Slide View : Computer Vision : Fall 2020

Previous | Next --- Slide 124 of 126

qryy

what does "if local maximum and cross-scale" mean? I think I get the local max part (if our feature response is a max compared to for other filter sizes for the same size image), but I don't get the cross-scale part

mpotoole

We're looking for large responses with respect to the spatial coordinates $(x,y)$, and the scale of the image $(s)$. Local maximum refers to the feature response being maximized at a particular $(x,y)$ location. Cross-scale refers to the computed feature response being maximized across all the different possible scales at that particular spatial coordinate $(x,y)$.

gmoyer

I don't understand the cross-scale part of this either.. Are you checking that the computed feature response is able to be maximized at each scale? What are you doing with that information? It says "save scale", but is that all scales or just one in particular?

mpotoole

Okay, let me see if I can expand on this a bit then!

Let's start with looking at the Gaussian pyramid a little more carefully. The Gaussian pyramid is a set of images representing the scene at different scales, and is created by recursively blurring and subsampling the original image. If we upsampled each image in the Gaussian pyramid to the resolution of the original image, we would get a sequence of images with different levels of blur. Therefore, the Gaussian pyramid can be thought of as a stack of images sharing the same resolution, but where the images were convolved with Gaussian kernels over a continuum of sizes.

Since all the images have the same resolution, let's now stack the images together to produce a volume, defined by a function $f(x,y,s)$. The coordinate $(x,y)$ represents a pixel in that image, and the value $s$ represents the size of the blur kernel applied to the image.

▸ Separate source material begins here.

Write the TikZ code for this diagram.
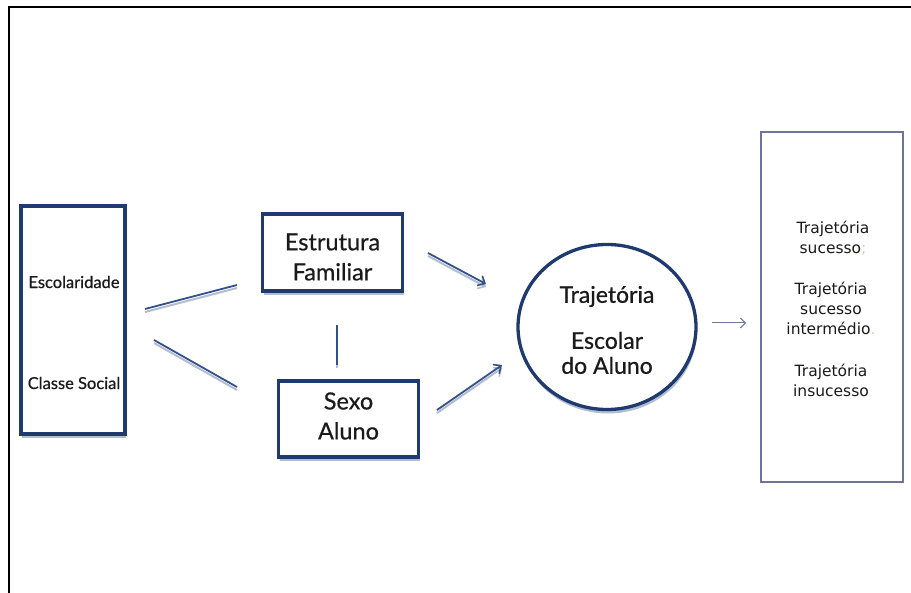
\documentclass[tikz,border=0pt]{standalone}
\usepackage{fontspec}
\setmainfont{Lato}[UprightFeatures={FakeBold=0.6}]
\newfontfamily\rbfont{DejaVu Sans}
\usetikzlibrary{arrows.meta,shapes.geometric}
\definecolor{navy}{HTML}{1F3A6E}
\definecolor{shade}{HTML}{B3BDD2}
\definecolor{slate}{HTML}{6E7597}
\definecolor{txt}{HTML}{1A1A1A}
\definecolor{conn}{HTML}{34508A}
\definecolor{faint}{HTML}{F2C9A0}
\begin{document}
\begin{tikzpicture}[x=1pt,y=-1pt,
  navybox/.style={rectangle, draw=navy, line width=3.3pt, fill=white, inner sep=0pt,
    preaction={fill=shade, transform canvas={shift={(1pt,-4pt)}}}},
  bigtxt/.style={font=\fontsize{23.5}{30}\selectfont, text=txt, align=center, inner sep=0pt},
  smalltxt/.style={font=\fontsize{16.5}{18}\selectfont, text=txt, inner sep=0pt},
  rtxt/.style={font=\rbfont\fontsize{15.5}{20}\selectfont, text=txt, align=center, inner sep=0pt},
  connline/.style={draw=conn, line width=1.8pt,
    preaction={draw=shade, line width=2pt, transform canvas={yshift=-3pt}}},
  connarrow/.style={connline, -{Straight Barb[length=6pt,width=11pt,line width=1.6pt]}},
  outarrow/.style={draw=slate, line width=1pt, -{Straight Barb[length=5pt,width=10pt]}}
]
\useasboundingbox (0,0) rectangle (911,593);
% frame
\draw[line width=2pt] (9,593) -- (9,7) -- (911,7);

% left box
\node[navybox, minimum width=104pt, minimum height=228pt] (left) at (73,320) {};
\node[smalltxt] (esc) at (74,282) {Escolaridade};
\node[smalltxt] (cls) at (74,383) {Classe Social};

% middle boxes
\node[navybox, minimum width=140pt, minimum height=77pt] (estr) at (332.5,252.5) {};
\node[bigtxt] (estrt) at (332.5,257) {Estrutura\\Familiar};
\node[navybox, minimum width=140pt, minimum height=76pt] (sexo) at (348.5,419) {};
\node[bigtxt] (sexot) at (348.5,416) {Sexo\\Aluno};

% circle
\node[ellipse, draw=navy, line width=3.3pt, fill=white, inner sep=0pt,
  minimum width=178pt, minimum height=165pt,
  preaction={fill=shade, transform canvas={shift={(1pt,-4pt)}}}] (circ) at (607,327) {};
\node[bigtxt, font=\fontsize{23}{25}\selectfont] (circt) at (607,330) {Trajetória\\[21pt]Escolar\\do Aluno};

% right box
\node[rectangle, draw=slate, line width=2.5pt, fill=white, inner sep=0pt,
  minimum width=142pt, minimum height=350pt] (right) at (832,307) {};
\node[rtxt] (r1) at (833,238) {Trajetória\\sucesso\textcolor{faint}{;}};
\node[rtxt] (r2) at (831,308) {Trajetória\\sucesso\\intermédio\textcolor{faint}{.}};
\node[rtxt] (r3) at (831,380) {Trajetória\\insucesso};

% connector end points
\coordinate (l1a) at (145,309);
\coordinate (l1b) at (237,285);
\coordinate (l2a) at (154,340);
\coordinate (l2b) at (237,387);
\coordinate (va) at (337,325);
\coordinate (vb) at (337,365);
\coordinate (a1a) at (428,253);
\coordinate (a1b) at (486,284);
\coordinate (a2a) at (437,410);
\coordinate (a2b) at (502,365);
\coordinate (a3a) at (712,323);
\coordinate (a3b) at (746,323);

\draw[connline] (l1a) -- (l1b);
\draw[connline] (l2a) -- (l2b);
\draw[connline] (va) -- (vb);
\draw[connarrow] (a1a) -- (a1b);
\draw[connarrow] (a2a) -- (a2b);
\draw[outarrow] (a3a) -- (a3b);
\end{tikzpicture}
\end{document}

For every value $s$, we compute a feature response $g(x,y,s)$ using the Harris corner detector algorithm, difference of Gaussian, etc.

The final step is to locate a sparse set of features in $g(x,y,s)$. The process might involve a version of non-maximum suppression applied to the volume $g(x,y,s)$. Specifically, a point $(x,y,s)$ is a feature at location $(x,y)$ and scale $s$, if it is the maximum point in $g(x,y,s)$ for a small window of pixels in the spatial dimensions and across all scales.

SIFT does a version of this, as explained here.

gmoyer

That makes a lot of sense, thank you for your explanation!